I didn’t come to Lonergan via the traditional paths. Probably the majority of scholars interested in Lonergan are philosophers or systematic theologians. I am neither. I am rather a New Testament scholar. I however had the honour of doing my doctoral work in the Department of Religious Studies at McMaster University, where the late Ben F. Meyer had taught for a quarter century. Meyer’s work consisted largely of introducing Lonergan into the study of the New Testament. I still vividly remember picking up his Aims of Jesus and being shocked to discover that questions which we as a discipline were just starting to ask Meyer had answered almost thirty years before.
I never met Prof. Meyer, as he passed before I began even my undergraduate studies. However, I was so taken with his work that I wanted to write my dissertation on his thought. I figured that there would be no better place to work on Meyer’s thought than the department where he’d spent most of his career. My doctoral supervisor however sagely advised me that a dissertation in New Testament studies should be focused upon empirical issues arising from the biblical text rather than the thought of particular biblical scholars. Nonetheless, I resolved to throw myself into fully exploring and understanding Meyer’s thought after I completed my doctorate. As I did so, I realized very quickly that if I was to truly understand Meyer, then I had to really understand Lonergan as well. So, this led to an immersion in Lonergan’s key works in the years following my graduate studies. I wanted to get my head around his project, what it was doing for Meyer, and what it might yet do for New Testament studies today. This work led to my second book, The Quest for the Historical Jesus After the Demise of Authenticity: Toward a Critical Realist Philosophy of History in Jesus Studies, published by T&T Clark in 2016.

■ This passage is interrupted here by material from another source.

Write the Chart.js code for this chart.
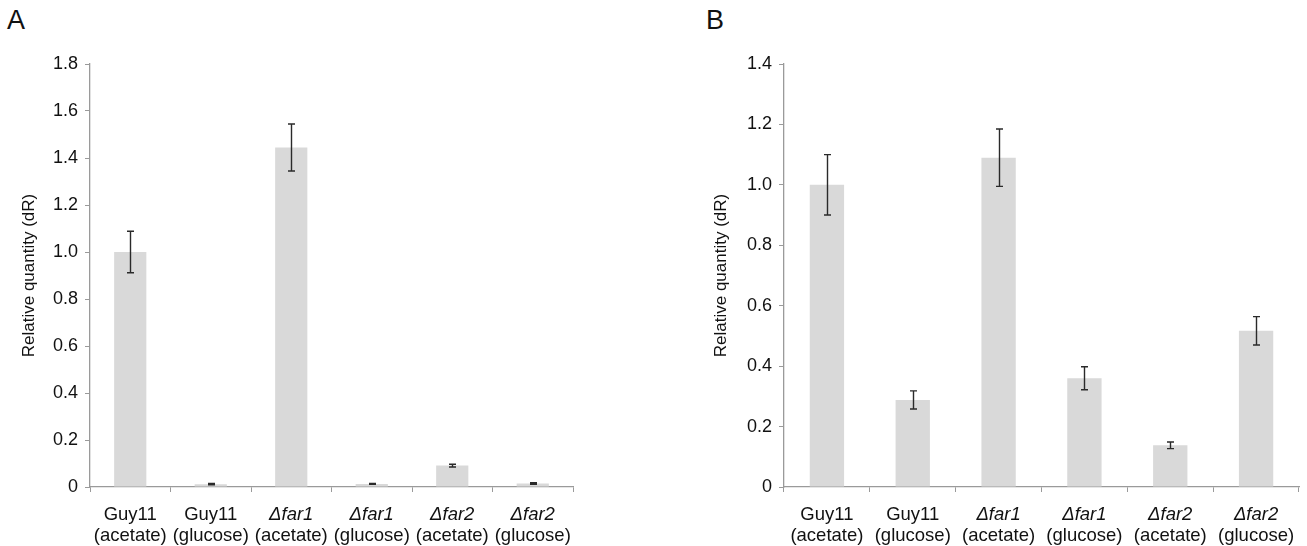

My current research is something of a departure from the Lonergan trajectory that I began during my doctoral studies. That is because I have taken the time to complete another project that began during those years. What began as notes for my comprehensive examinations has over the last fifteen years grown into a book examining the compositional dates of all twenty-seven books of the New Testament. This nearly completed book should be published by Baker Press in 2021. When published, it will represent only the third monograph focused upon the dates of all twenty-seven books of the New Testament to be completed and published by a professional New Testament scholar since 1890 (and the first in almost fifty years). Once this is published, I aim to return to my efforts to continue Meyer’s legacy of bringing New Testament studies into discussion with the Lonergan project. I am developing the outlines of a project that would revisit central issues in Meyer’s work regarding the development of early Christian doctrine and diversity through an explicitly Lonergan lens. This in part would consist of an effort to re-engage—from the perspective of a professional biblical scholar—the wealth of insights contained within Lonergan’s Way to Nicea.
Ben Meyer passed much too soon, and this combined with his extended illness cut short his contributions to Lonergan and biblical studies. It is my humble hope that I might be able to build upon his legacy to help enrich both areas of study.